All of which is fairly low-key stuff for a Bond movie. Hamilton keeps the pace up, though, and Bond is rewarded by the charms of Tiffany Case (St John). And here we pause for another rant. Jill St John is a looker plus VAT; beyond that, she has real screen presence and a mischievous charm; beyond that her IQ of 162 speaks for itself. In the first half of ‘Diamonds Are Forever’, the script allows her to play Tiffany Case – and she relishes the performance – as a brassy, smart-talking dame, full of sass, sarcasm and self-interest, and anyone watching the movie for the first time might be tempted, during this section, to earmark her as “all-time best Bond girl”. But ‘Diamonds Are Forever’, as noted earlier, is a film of two halves. And it’s second half unforgivably reimagines Tiffany Case as a shrill, simpering bimbo, robbed of juicy dialogue and reduced upping the cleavage quota. (Not that it needed upping after Lana Wood’s gravity defying appearance as the unsubtly named Plenty O’Toole. “Named after your father, perhaps?” Bond muses.)
And while I’m in rant mode, one further point of contention. ‘OHMSS’, for all its flaws, at least set out to present a human Bond. A Bond without gadgets who is required to use his wits, his charm and – whisper it softly – his intelligence. He connects with a woman, but realises he has to be the smooth-talker, the seducer, to get information out of other women (there’s a telling scene where he dallies with two of Blofeld’s potential brainwash victims, one after the other, and uses exactly the same dialogue to win them over … the second time, he’s not even putting any effort into it). ‘Diamonds Are Forever’ is an incredibly reductive film, not only returning Bond to the status of sex-as-a-fringe-benefit misogynist, but upping the ante on Fleming’s homophobia. Where the screenplay for ‘Goldfinger’ had the good grace to gloss over Pussy Galore’s Sapphic preferences and Bond, ahem, straightening her out, ‘Diamonds Are Forever’ just wades right in there and gives us the despicable characterisations of narratively unnecessary henchmen Mr Kidd (Putter Smith) and Mr Wint (Bruce Glover).
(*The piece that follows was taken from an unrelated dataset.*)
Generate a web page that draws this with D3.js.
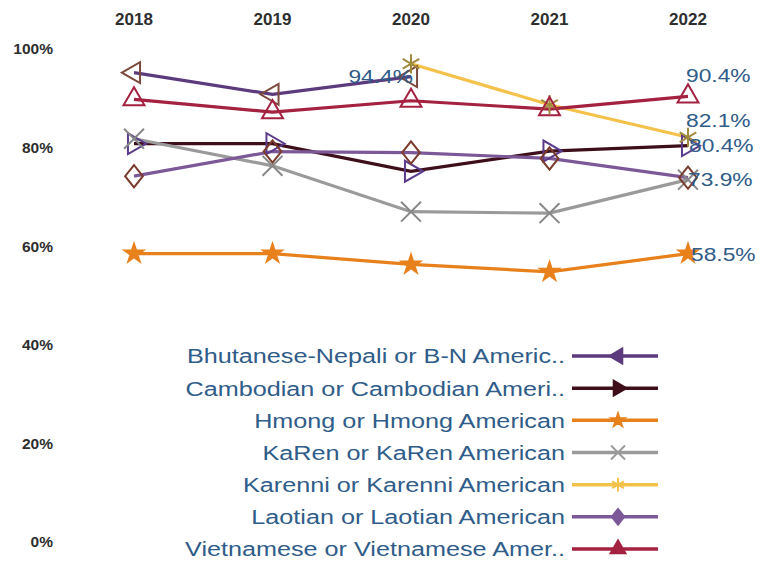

So, yeah, plenty of good reasons not to like ‘Diamonds Are Forever’ very much. Except that it’s often stupidly entertaining. Prime example: the utterly bonkers scene where Bond smashes into a fake moon landing, steals a moon buggy and kicks off a high speed chase through the Nevada desert, a piece of what-the-fuckery so magnificently deranged it’s as if Alejandro Jodorowsky had shown up at United Artists and convinced them to give him a shot at making a blockbuster. There are plenty of other moments like this, some sifted in as grace notes – Q (Desmond Llewellyn) cheating at the slot machines and blithely leaving his winnings behind, chuffed above mere monetary rewards that his latest prototype works so well – and others as set-pieces, that leave you in no doubt that the film was one big wheeze, a deliberate means to slap some fun back into the formula.
Many have criticised Connery’s performance – uninterested, phoned-in – but I quite enjoy his casually ironic delivery and slightly aloof presence. He suggests all the snobbery of Bond from the first two films but smoothed with a touch of self-deprecation. If ‘Diamonds Are Forever’ is the Bond movie as elaborate joke, then Connery was definitely in on it. And it certainly made the transition to a new Bond easier when the next instalment took Roger Moore to Harlem and Caribbean in ‘Live and Let Die’, an opus as unapologetically racist as ‘Diamonds Are Forever’ is homophobic. There were changes ahead for the franchise, but political correctness wasn’t one of them.